Recorded information>
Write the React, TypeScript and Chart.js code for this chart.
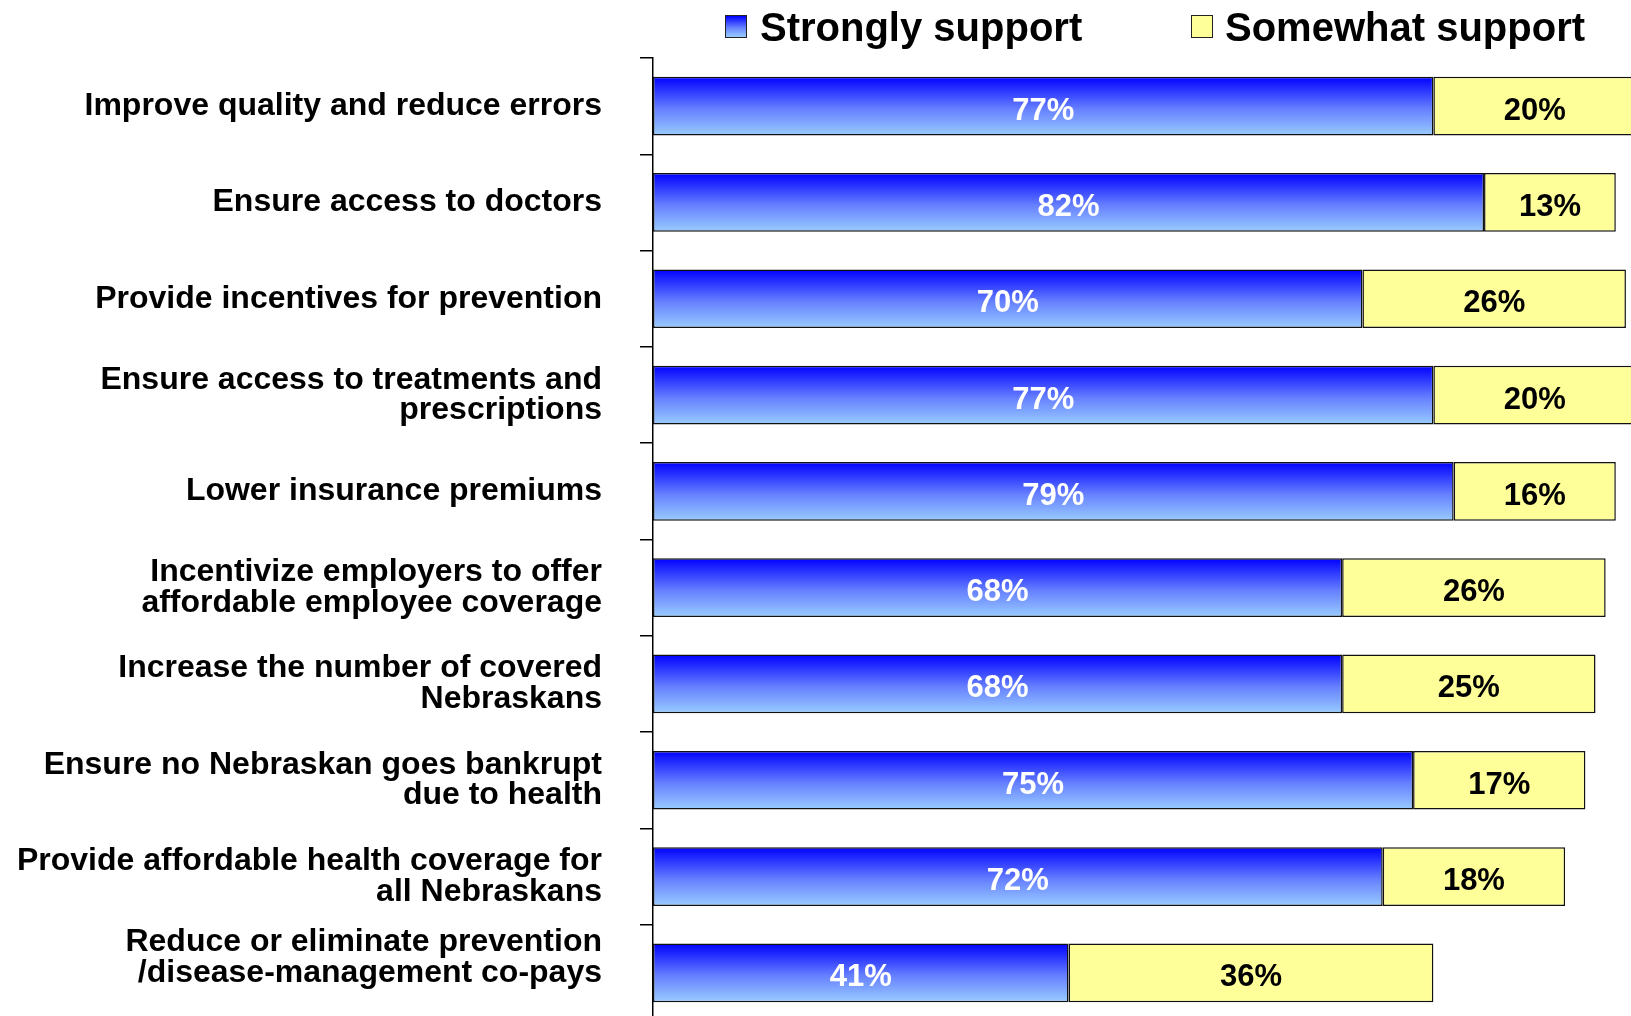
import React, { useEffect, useRef } from "react";
import { Chart, registerables } from "chart.js";

Chart.register(...registerables);

const categories: (string | string[])[] = [
  "Improve quality and reduce errors",
  "Ensure access to doctors",
  "Provide incentives for prevention",
  ["Ensure access to treatments and", "prescriptions"],
  "Lower insurance premiums",
  ["Incentivize employers to offer", "affordable employee coverage"],
  ["Increase the number of covered", "Nebraskans"],
  ["Ensure no Nebraskan goes bankrupt", "due to health"],
  ["Provide affordable health coverage for", "all Nebraskans"],
  ["Reduce or eliminate prevention", "/disease-management co-pays", ""],
];

const stronglySupport = [77, 82, 70, 77, 79, 68, 68, 75, 72, 41];
const somewhatSupport = [20, 13, 26, 20, 16, 26, 25, 17, 18, 36];

const seriesNames = ["Strongly support", "Somewhat support"];

const FONT = "'Liberation Sans', Arial, Helvetica, sans-serif";
const BAR_FRACTION = 0.61;

function blueGradient(ctx: any) {
  const chart = ctx.chart;
  const yScale = chart.scales && chart.scales.y;
  if (ctx.type !== "data" || !yScale || !chart.chartArea) return "#4d66ff";
  const yc = yScale.getPixelForValue(ctx.dataIndex);
  const band = Math.abs(yScale.getPixelForValue(1) - yScale.getPixelForValue(0));
  const h = (band * BAR_FRACTION) / 2;
  const g = chart.ctx.createLinearGradient(0, yc - h, 0, yc + h);
  g.addColorStop(0, "#0000ff");
  g.addColorStop(0.55, "#6680ff");
  g.addColorStop(1, "#99ccff");
  return g;
}

const valueLabels = {
  id: "valueLabels",
  afterDatasetsDraw(chart: any) {
    const c = chart.ctx;
    c.save();
    c.font = `bold 31px ${FONT}`;
    c.textAlign = "center";
    c.textBaseline = "middle";
    chart.data.datasets.forEach((ds: any, di: number) => {
      const meta = chart.getDatasetMeta(di);
      c.fillStyle = di === 0 ? "#ffffff" : "#000000";
      meta.data.forEach((el: any, i: number) => {
        const p = el.getProps(["x", "y", "base"], true);
        const cx = (p.x + p.base) / 2;
        c.fillText(`${ds.data[i]}%`, cx, p.y + 5);
      });
    });
    c.restore();
  },
};

export default function App() {
  const canvasRef = useRef<HTMLCanvasElement | null>(null);

  useEffect(() => {
    if (!canvasRef.current) return;
    const chart = new Chart(canvasRef.current, {
      type: "bar",
      data: {
        labels: categories,
        datasets: [
          {
            label: seriesNames[0],
            data: stronglySupport,
            backgroundColor: blueGradient,
            borderColor: "#111111",
            borderWidth: 1.5,
            borderSkipped: false,
            barPercentage: BAR_FRACTION,
            categoryPercentage: 1,
          },
          {
            label: seriesNames[1],
            data: somewhatSupport,
            backgroundColor: "#ffff99",
            borderColor: "#111111",
            borderWidth: 1.5,
            borderSkipped: false,
            barPercentage: BAR_FRACTION,
            categoryPercentage: 1,
          },
        ],
      },
      options: {
        indexAxis: "y",
        responsive: true,
        maintainAspectRatio: false,
        animation: false,
        layout: { padding: { top: 58, bottom: 3, left: 0, right: 0 } },
        plugins: {
          legend: { display: false },
          tooltip: { enabled: false },
        },
        scales: {
          x: {
            stacked: true,
            min: 0,
            max: 96.5,
            display: false,
          },
          y: {
            stacked: true,
            grid: {
              display: true,
              drawOnChartArea: false,
              drawTicks: true,
              tickLength: 13,
              color: "#000000",
              lineWidth: 1.5,
              offset: true,
            },
            border: { display: true, color: "#000000", width: 1.5 },
            ticks: {
              color: "#000000",
              padding: 38,
              font: { family: FONT, size: 32, weight: "bold", lineHeight: 0.96 },
            },
            afterFit: (scale: any) => {
              scale.width = 653;
              scale.paddingTop = 0;
              scale.paddingBottom = 0;
            },
          },
        },
      },
      plugins: [valueLabels],
    } as any);
    return () => chart.destroy();
  }, []);

  const legendText: React.CSSProperties = {
    position: "absolute",
    top: 7,
    fontFamily: FONT,
    fontWeight: "bold",
    fontSize: 40,
    lineHeight: "40px",
    color: "#000",
    whiteSpace: "nowrap",
  };
  const box: React.CSSProperties = {
    position: "absolute",
    top: 15,
    width: 22,
    height: 23,
    border: "1.5px solid #222",
    boxSizing: "border-box",
  };

  return (
    <div
      style={{
        position: "absolute",
        left: 0,
        top: 0,
        width: 1631,
        height: 1016,
        overflow: "hidden",
        background: "#ffffff",
      }}
    >
      <div style={{ position: "absolute", left: 0, top: 0, width: 1631, height: 1024 }}>
        <canvas ref={canvasRef} />
      </div>
      <div
        style={{
          ...box,
          left: 725,
          background: "linear-gradient(to bottom, #0000ff, #6680ff 55%, #99ccff)",
        }}
      />
      <div style={{ ...legendText, left: 760 }}>{seriesNames[0]}</div>
      <div style={{ ...box, left: 1191, background: "#ffff99" }} />
      <div style={{ ...legendText, left: 1225 }}>{seriesNames[1]}</div>
    </div>
  );
}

Goal> Leave out the pictures and output the rest of the material exactly as written.

Solved exercise>
Write the React, TypeScript and Chart.js code for this chart.
import React, { useEffect, useRef } from "react";
import { Chart, registerables } from "chart.js";

Chart.register(...registerables);

const categories: (string | string[])[] = [
  "Improve quality and reduce errors",
  "Ensure access to doctors",
  "Provide incentives for prevention",
  ["Ensure access to treatments and", "prescriptions"],
  "Lower insurance premiums",
  ["Incentivize employers to offer", "affordable employee coverage"],
  ["Increase the number of covered", "Nebraskans"],
  ["Ensure no Nebraskan goes bankrupt", "due to health"],
  ["Provide affordable health coverage for", "all Nebraskans"],
  ["Reduce or eliminate prevention", "/disease-management co-pays", ""],
];

const stronglySupport = [77, 82, 70, 77, 79, 68, 68, 75, 72, 41];
const somewhatSupport = [20, 13, 26, 20, 16, 26, 25, 17, 18, 36];

const seriesNames = ["Strongly support", "Somewhat support"];

const FONT = "'Liberation Sans', Arial, Helvetica, sans-serif";
const BAR_FRACTION = 0.61;

function blueGradient(ctx: any) {
  const chart = ctx.chart;
  const yScale = chart.scales && chart.scales.y;
  if (ctx.type !== "data" || !yScale || !chart.chartArea) return "#4d66ff";
  const yc = yScale.getPixelForValue(ctx.dataIndex);
  const band = Math.abs(yScale.getPixelForValue(1) - yScale.getPixelForValue(0));
  const h = (band * BAR_FRACTION) / 2;
  const g = chart.ctx.createLinearGradient(0, yc - h, 0, yc + h);
  g.addColorStop(0, "#0000ff");
  g.addColorStop(0.55, "#6680ff");
  g.addColorStop(1, "#99ccff");
  return g;
}

const valueLabels = {
  id: "valueLabels",
  afterDatasetsDraw(chart: any) {
    const c = chart.ctx;
    c.save();
    c.font = `bold 31px ${FONT}`;
    c.textAlign = "center";
    c.textBaseline = "middle";
    chart.data.datasets.forEach((ds: any, di: number) => {
      const meta = chart.getDatasetMeta(di);
      c.fillStyle = di === 0 ? "#ffffff" : "#000000";
      meta.data.forEach((el: any, i: number) => {
        const p = el.getProps(["x", "y", "base"], true);
        const cx = (p.x + p.base) / 2;
        c.fillText(`${ds.data[i]}%`, cx, p.y + 5);
      });
    });
    c.restore();
  },
};

export default function App() {
  const canvasRef = useRef<HTMLCanvasElement | null>(null);

  useEffect(() => {
    if (!canvasRef.current) return;
    const chart = new Chart(canvasRef.current, {
      type: "bar",
      data: {
        labels: categories,
        datasets: [
          {
            label: seriesNames[0],
            data: stronglySupport,
            backgroundColor: blueGradient,
            borderColor: "#111111",
            borderWidth: 1.5,
            borderSkipped: false,
            barPercentage: BAR_FRACTION,
            categoryPercentage: 1,
          },
          {
            label: seriesNames[1],
            data: somewhatSupport,
            backgroundColor: "#ffff99",
            borderColor: "#111111",
            borderWidth: 1.5,
            borderSkipped: false,
            barPercentage: BAR_FRACTION,
            categoryPercentage: 1,
          },
        ],
      },
      options: {
        indexAxis: "y",
        responsive: true,
        maintainAspectRatio: false,
        animation: false,
        layout: { padding: { top: 58, bottom: 3, left: 0, right: 0 } },
        plugins: {
          legend: { display: false },
          tooltip: { enabled: false },
        },
        scales: {
          x: {
            stacked: true,
            min: 0,
            max: 96.5,
            display: false,
          },
          y: {
            stacked: true,
            grid: {
              display: true,
              drawOnChartArea: false,
              drawTicks: true,
              tickLength: 13,
              color: "#000000",
              lineWidth: 1.5,
              offset: true,
            },
            border: { display: true, color: "#000000", width: 1.5 },
            ticks: {
              color: "#000000",
              padding: 38,
              font: { family: FONT, size: 32, weight: "bold", lineHeight: 0.96 },
            },
            afterFit: (scale: any) => {
              scale.width = 653;
              scale.paddingTop = 0;
              scale.paddingBottom = 0;
            },
          },
        },
      },
      plugins: [valueLabels],
    } as any);
    return () => chart.destroy();
  }, []);

  const legendText: React.CSSProperties = {
    position: "absolute",
    top: 7,
    fontFamily: FONT,
    fontWeight: "bold",
    fontSize: 40,
    lineHeight: "40px",
    color: "#000",
    whiteSpace: "nowrap",
  };
  const box: React.CSSProperties = {
    position: "absolute",
    top: 15,
    width: 22,
    height: 23,
    border: "1.5px solid #222",
    boxSizing: "border-box",
  };

  return (
    <div
      style={{
        position: "absolute",
        left: 0,
        top: 0,
        width: 1631,
        height: 1016,
        overflow: "hidden",
        background: "#ffffff",
      }}
    >
      <div style={{ position: "absolute", left: 0, top: 0, width: 1631, height: 1024 }}>
        <canvas ref={canvasRef} />
      </div>
      <div
        style={{
          ...box,
          left: 725,
          background: "linear-gradient(to bottom, #0000ff, #6680ff 55%, #99ccff)",
        }}
      />
      <div style={{ ...legendText, left: 760 }}>{seriesNames[0]}</div>
      <div style={{ ...box, left: 1191, background: "#ffff99" }} />
      <div style={{ ...legendText, left: 1225 }}>{seriesNames[1]}</div>
    </div>
  );
}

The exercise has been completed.